Rufus Wainwright blames UK’s ‘narrow outlook’ after Brexit for Opening Night’s flop | Musicals

Rufus Wainwright has defended his musical Opening Night, which was forced to close early after mixed reviews, saying West End audiences lack “curiosity” after Brexit and the British press had turned on the project because it was “too European”.

Opening Night was Wainwright’s first musical and is an adaptation of John Cassavetes’ 1977 film about an actor struggling to cope, who is played by Sheridan Smith. Directed by Ivo van Hove, it opened in March at the Gielgud theatre but a month later announced it would be closing two months early.

Some audience members reportedly walked out during the performance or left during the interval. The musical included a scene where Smith staggers out into the streets of the West End while being filmed and projected back on to the stage.

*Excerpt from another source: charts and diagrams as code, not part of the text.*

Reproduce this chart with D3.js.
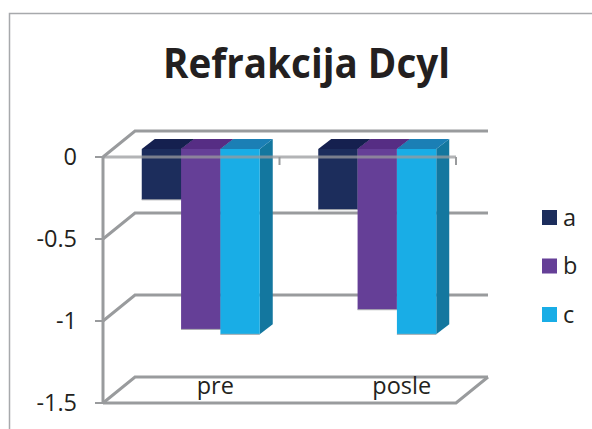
<!DOCTYPE html>
<html><head><meta charset="utf-8">
<script src="https://cdn.jsdelivr.net/npm/d3@7"></script>
<style>html,body{margin:0;padding:0;background:#fff;overflow:hidden}svg{display:block}text{font-family:"Open Sans",Lato,sans-serif;fill:#231f20}</style>
</head><body><div id="c"></div>
<script>
const titleText = "Refrakcija Dcyl";
const categories = ["pre", "posle"];
const seriesNames = ["a", "b", "c"];
const a = [-0.31, -0.37];
const b = [-1.10, -0.98];
const c = [-1.13, -1.13];
const seriesValues = [a, b, c];
const tickValues = [0, -0.5, -1, -1.5];
const frontColors = ["#1c2d5c", "#653f97", "#19ade6"];
const topColors = ["#15204f", "#562d84", "#1b7fb5"];
const sideColors = ["#14204a", "#4d2f78", "#13779f"];

const W = 592, H = 429, gridColor = "#999b9d";
const depth = {x: 32, y: -26};      // wall depth of the 3D box
const barShift = {x: 9.5, y: -8};   // bars stand part-way into the box
const barDepth = {x: 13, y: -10};

const svg = d3.select("#c").append("svg").attr("width", W).attr("height", H);

svg.append("path").attr("d", `M9.5 ${H}V13.5H${W}`).attr("fill", "none").attr("stroke", "#a7a9ac").attr("stroke-width", 1.5);

svg.append("text").attr("x", 306.5).attr("y", 77.5).attr("text-anchor", "middle")
  .attr("font-size", 41).attr("font-weight", 700)
  .attr("textLength", 287).attr("lengthAdjust", "spacingAndGlyphs").text(titleText);

const x0 = d3.scaleBand().domain(categories).range([103, 456]);
const x1 = d3.scaleBand().domain(seriesNames).range([0, 118]);
const y = d3.scaleLinear().domain([0, -1.5]).range([157, 403]);
const groupInset = (x0.bandwidth() - x1.range()[1]) / 2;

const grid = svg.append("g").attr("fill", "none").attr("stroke", gridColor).attr("stroke-width", 3);
const right = x0.range()[1], left = x0.range()[0];
tickValues.forEach(t => {
  grid.append("path").attr("d", `M${left} ${y(t)}L${left + depth.x} ${y(t) + depth.y}H${right + depth.x}`);
});
// floor front edge and closing diagonal
grid.append("path").attr("d", `M${left} ${y(-1.5)}H${right}L${right + depth.x} ${y(-1.5) + depth.y}`);
grid.append("path").attr("d", d3.line()([[left, y(0)], [left, y(-1.5)]]));

// y axis ticks
const ticks = svg.append("g");
tickValues.forEach(t => {
  ticks.append("line").attr("x1", left - 8).attr("x2", left).attr("y1", y(t)).attr("y2", y(t))
    .attr("stroke", gridColor).attr("stroke-width", 2);
  ticks.append("text").attr("x", 77).attr("y", y(t) + 8).attr("text-anchor", "end")
    .attr("font-size", 23.5).text(String(t));
});

// bars
const bars = svg.append("g");
categories.forEach((cat, ci) => {
  seriesNames.forEach((s, si) => {
    const xl = x0(cat) + groupInset + barShift.x + x1(s);
    const xr = xl + x1.bandwidth();
    const yt = y(0) + barShift.y;
    const yb = y(seriesValues[si][ci]) + barShift.y;
    bars.append("polygon").attr("fill", sideColors[si])
      .attr("points", [[xr, yt], [xr + barDepth.x, yt + barDepth.y], [xr + barDepth.x, yb + barDepth.y], [xr, yb]].join(" "));
    bars.append("polygon").attr("fill", topColors[si])
      .attr("points", [[xl, yt], [xl + barDepth.x, yt + barDepth.y], [xr + barDepth.x, yt + barDepth.y], [xr, yt]].join(" "));
    bars.append("rect").attr("x", xl).attr("y", yt).attr("width", x1.bandwidth()).attr("height", yb - yt)
      .attr("fill", frontColors[si]);
    bars.append("path").attr("d", `M${xl} ${yb}H${xr}`).attr("stroke", "#a9abae").attr("stroke-width", 1);
  });
});

// zero line passes in front of bars, with tick marks at band ends
const zero = svg.append("g").attr("stroke", gridColor).attr("fill", "none");
zero.append("line").attr("x1", left).attr("x2", right).attr("y1", y(0)).attr("y2", y(0)).attr("stroke-width", 3).attr("stroke-opacity", 0.75);
categories.forEach(cat => {
  const xe = x0(cat) + x0.bandwidth();
  zero.append("line").attr("x1", xe).attr("x2", xe).attr("y1", y(0)).attr("y2", y(0) + 8).attr("stroke-width", 2);
});

// category labels on the floor
const labelShift = [24, 34];
categories.forEach((cat, i) => {
  svg.append("text").attr("x", x0(cat) + x0.bandwidth() / 2 + labelShift[i]).attr("y", 394)
    .attr("text-anchor", "middle").attr("font-size", 23.5).text(cat);
});

// legend
const legendY = d3.scalePoint().domain(seriesNames).range([217.5, 314.5]);
seriesNames.forEach((s, i) => {
  svg.append("rect").attr("x", 542).attr("y", legendY(s) - 7.5).attr("width", 15).attr("height", 15).attr("fill", frontColors[i]);
  svg.append("text").attr("x", 563).attr("y", legendY(s) + 8).attr("font-size", 23.5).text(s);
});
</script></body></html>
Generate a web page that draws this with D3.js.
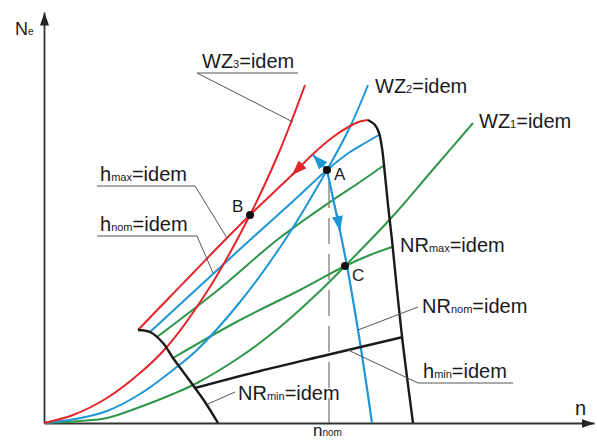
<!DOCTYPE html>
<html><head><meta charset="utf-8">
<script src="https://cdn.jsdelivr.net/npm/d3@7"></script>
<style>
html,body{margin:0;padding:0;background:#fff;}
svg{display:block;}
text{font-family:"Liberation Sans",Arial,sans-serif;fill:#1a1a1a;}
</style></head><body>
<svg id="chart" width="597" height="441"></svg>
<script>
// ---- data (schematic units: n on x, Ne on y) ----
const propWZ3 = [[0,0],[5.8,1.6],[12.6,5],[19.2,10],[24.4,15],[32.8,26.6],[41.2,41.6],[47.2,54.6],[52.2,67.6]];
const propWZ2 = [[0,0],[6.2,0.8],[12.6,2.4],[19.2,5.8],[25.8,10.6],[30.6,14.6],[39.2,24.2],[48.2,36.6],[56.6,50.6],[61.2,59.2],[64.8,67.6]];
const propWZ1 = [[0,0],[7.2,0.4],[12.6,1],[19.2,3.2],[25.8,5.8],[30.6,8],[39.2,13.2],[47.2,19.2],[55.2,26.4],[60.2,31.4],[69.8,41.4],[77.2,50],[85.8,60]];
const hMaxLine = [[18.8,18.6],[24.4,24.4],[30,30.2],[35.6,36],[41.2,41.6],[45.6,45.8],[49.6,49.6],[53.8,53.8],[57.8,57.2],[61.2,59.4],[63.2,60.3],[64.8,60.6]];
const hNomLine = [[21.2,18.2],[33.8,29.8],[41.2,36.6],[49.2,43.8],[56.6,50.6],[61.2,54.2],[64.2,56],[67,57.6]];
const greenUpper = [[22.6,17.2],[34.8,26.6],[46.6,36.6],[57.2,44.2],[63.2,48.2],[67.8,51.4]];
const greenLower = [[25.8,13],[39.2,20.6],[51.2,26.6],[60.2,31.4],[65.2,33.6],[69.6,35.2]];
const nrNomLine = [[56.6,50.6],[57.8,45],[59.2,38.4],[60.6,31.4],[62.8,18.6],[64.2,9.6],[65.6,0]];
const nrMaxLine = [[64.8,60.6],[66.2,59.6],[67,58],[67.6,55],[68.2,49.6],[68.8,43.6],[69.6,36.6],[70.6,26.6],[71.8,15.6],[73.8,0]];
const nrMinLine = [[18.8,18.6],[21.2,18.2],[23.8,16],[25.8,13],[28.6,9.2],[30.2,7],[32.2,4.2],[34.8,0]];
const hMinLine = [[30.2,7],[43.2,10.4],[56.6,13.6],[71.8,17.2]];
const nNom = 57;
const nNomTop = 48.2;
const points = [{name:"A", p:[56.6,50.6], l:[58,48.6]},{name:"B", p:[41.2,41.6], l:[37.6,42.2]},{name:"C", p:[60.2,31.4], l:[61.6,28.4]}];
const arrows = [
  {color:"red",  from:[51.2,51.2], to:[49.6,49.6]},
  {color:"blue", from:[56.6,50.6], to:[53.8,53.6]},
  {color:"blue", from:[58.6,41.8], to:[59.2,38.4]}
];
const labels = [
  {main:"WZ", sub:"3",   rest:"=idem", at:[31.6,71]},
  {main:"WZ", sub:"2",   rest:"=idem", at:[66.2,66]},
  {main:"WZ", sub:"1",   rest:"=idem", at:[87,59]},
  {main:"h",  sub:"max", rest:"=idem", at:[11.2,48.4]},
  {main:"h",  sub:"nom", rest:"=idem", at:[11.2,38.4]},
  {main:"NR", sub:"max", rest:"=idem", at:[71.2,34.2]},
  {main:"NR", sub:"nom", rest:"=idem", at:[75.6,22]},
  {main:"h",  sub:"min", rest:"=idem", at:[75.8,9]},
  {main:"NR", sub:"min", rest:"=idem", at:[38.8,4.6]}
];
const leaders = [
  [[50.8,70],[30.6,70],[49.8,60.2]],
  [[10.6,47.4],[30.2,47.4],[36.6,37]],
  [[10.6,37.4],[30.6,37.4],[33.8,30]],
  [[74.8,23.2],[62.8,18.6]],
  [[93.8,8],[74.8,8],[60.8,14.6]],
  [[38.2,6.2],[32.8,3.8]]
];

// ---- drawing ----
const svg = d3.select("#chart");
const x = d3.scaleLinear().domain([0,110]).range([44,594]);
const y = d3.scaleLinear().domain([0,82.2]).range([423,12]);
const col = {red:"#e2262c", blue:"#1e96d6", green:"#2f964a", black:"#1a1a1a"};

const defs = svg.append("defs");
function marker(id, c, len, w){
  defs.append("marker").attr("id",id).attr("markerUnits","userSpaceOnUse")
    .attr("viewBox",`0 ${-w/2} ${len} ${w}`).attr("refX",len).attr("refY",0)
    .attr("markerWidth",len).attr("markerHeight",w).attr("orient","auto")
    .append("path").attr("d",`M0,${-w/2}L${len},0L0,${w/2}Z`).attr("fill",c);
}
marker("axArrow", "#222", 13, 9);
marker("redArrow", col.red, 15, 11);
marker("blueArrow", col.blue, 15, 11);

// axes
const xAx = svg.append("g").attr("transform",`translate(0,${y(0)})`)
  .call(d3.axisBottom(x).tickValues([]).tickSizeOuter(0));
xAx.select(".domain").attr("stroke","#333").attr("stroke-width",1.8).attr("marker-end","url(#axArrow)");
const yAx = svg.append("g").attr("transform",`translate(${x(0)},0)`)
  .call(d3.axisLeft(y).tickValues([]).tickSizeOuter(0));
yAx.select(".domain").attr("stroke","#333").attr("stroke-width",1.8).attr("marker-end","url(#axArrow)");

const line = d3.line().x(d=>x(d[0])).y(d=>y(d[1])).curve(d3.curveCatmullRom.alpha(0.5));
const straight = d3.line().x(d=>x(d[0])).y(d=>y(d[1]));

// dashed nominal speed line
svg.append("path").attr("d", straight([[nNom,nNomTop],[nNom,0]]))
  .attr("stroke","#555").attr("stroke-width",1).attr("stroke-dasharray","26,10").attr("fill","none");

const curves = [
  [propWZ1, col.green, 2],[greenLower, col.green, 2],[greenUpper, col.green, 2],
  [propWZ2, col.blue, 2],[hNomLine, col.blue, 2],
  [propWZ3, col.red, 2],[hMaxLine, col.red, 2],
  [nrNomLine, col.blue, 2.2],
  [nrMaxLine, col.black, 2.4],[nrMinLine, col.black, 2.4],[hMinLine, col.black, 2.4]
];
curves.forEach(([d,c,w]) => svg.append("path").attr("d", line(d)).attr("fill","none")
  .attr("stroke", c).attr("stroke-width", w).attr("stroke-linejoin","round"));

// arrows
arrows.forEach(a => svg.append("path").attr("d", straight([a.from,a.to]))
  .attr("stroke", col[a.color]).attr("stroke-width",2).attr("fill","none")
  .attr("marker-end", `url(#${a.color}Arrow)`));

// leaders
leaders.forEach(l => svg.append("path").attr("d", straight(l)).attr("fill","none")
  .attr("stroke","#555").attr("stroke-width",1));

// points
points.forEach(p => {
  svg.append("circle").attr("cx",x(p.p[0])).attr("cy",y(p.p[1])).attr("r",4).attr("fill","#111");
  svg.append("text").attr("x",x(p.l[0])).attr("y",y(p.l[1])).attr("font-size",17).text(p.name);
});

// labels
function subLabel(main, sub, rest, px, py, fs, ss){
  const t = svg.append("text").attr("x",px).attr("y",py).attr("font-size",fs);
  t.append("tspan").text(main);
  t.append("tspan").attr("font-size",ss).text(sub);
  if (rest) t.append("tspan").attr("font-size",fs).text(rest);
  return t;
}
labels.forEach(l => subLabel(l.main, l.sub, l.rest, x(l.at[0]), y(l.at[1]), 20, 11));

// axis titles
subLabel("N","e","", 15, 35, 18, 10);
subLabel("n","","", 575, 415, 20, 10);
subLabel("n","nom","", 313, 436, 17, 10);
</script>
</body></html>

Wainwright said the experimental elements of the show were too much for conservative audiences, and seeing Smith – who is a mainstream star – in something more avant garde was anathema to certain critics and audience members.

“I do feel that since Brexit, England has entered into a darker corridor where it is a little more narrow in its outlook and the vitriol because we put ‘English rose Sheridan Smith through this ordeal of European theatre’ felt a little bit suspect to me,” he told the Guardian. “I was a little surprised by that.”

Opening Night did get some positive reviews. The Guardian gave it four stars and said it was “the most unusual thing on the London stage right now”, while Time Out called Smith “superb”. But other critics weren’t convinced.

The New York Times critic Houman Barekat said the adaptation “desecrated” Cassavettes’ original film, while he dismissed Wainwright’s songs as “algorithmically bland”. The New Statesman said it was a “chaotic and masochistic project”, while Attitude called it a “missed opportunity sorely lacking in camp”.

Although Wainwright admits the show “wasn’t perfect by any means” and that there “were mistakes made on many fronts”, he believes the negative reaction to the show was partly because Britain has become more insular since the 2016 Brexit referendum.

“There’s a lack of imagination and curiosity about change,” he said. “All of the reviews from Europe were incredible for this piece; the staging and the rhythm is more European and there was a vitriolic reaction against that. I don’t think it was perfect and that I don’t deserve criticism, but this thing of shutting it down if it’s not exactly what you want is not really the theatrical lane that I want to live in.”

Opening Night’s producers, Wessex Grove, said “what is sure-fire and safe has its place” but it was proud to have taken a “risk”, when it announced the show was ending prematurely.

“In a challenging financial landscape, Opening Night was always a risk and, while the production may not have had the life we had hoped for, we feel immensely proud of the risk we took and of this extraordinary production,” they said.

Van Hove said it was “always sad” when a show was cut short.

Wainwright defended Smith, who told the Guardian she “had something to prove” because – like the character she plays in Opening Night – she had unravelled on stage in 2016. “People were saying be careful, we have to be delicate with her, and it couldn’t have been further from the truth,” he said.

“She was always excited and giving her full – I have nothing but admiration and love for her.”

The songwriter, who is the child of two famous folk singers, Loudon Wainwright III and Kate McGarrigle, and whose sister Martha is also a famous artist, has written two operas and 11 studio albums.

Wainwright said he was “a little beaten up by” the experience but was glad the production was ambitious and stood out from what he thinks is a conservative landscape on the West End. “I think the West End has got pretty staid,” he said.

“The main objective I have is that people think about it for days and days and look: people have thought about Opening Night now for weeks. It has remained in the psyche of the press and the public … it does endure for better or for worse.”

Wainwright said he was working on the cast album of the show, which he hopes can give it another life. The final performance of Opening Night in the West End will take place on 18 May.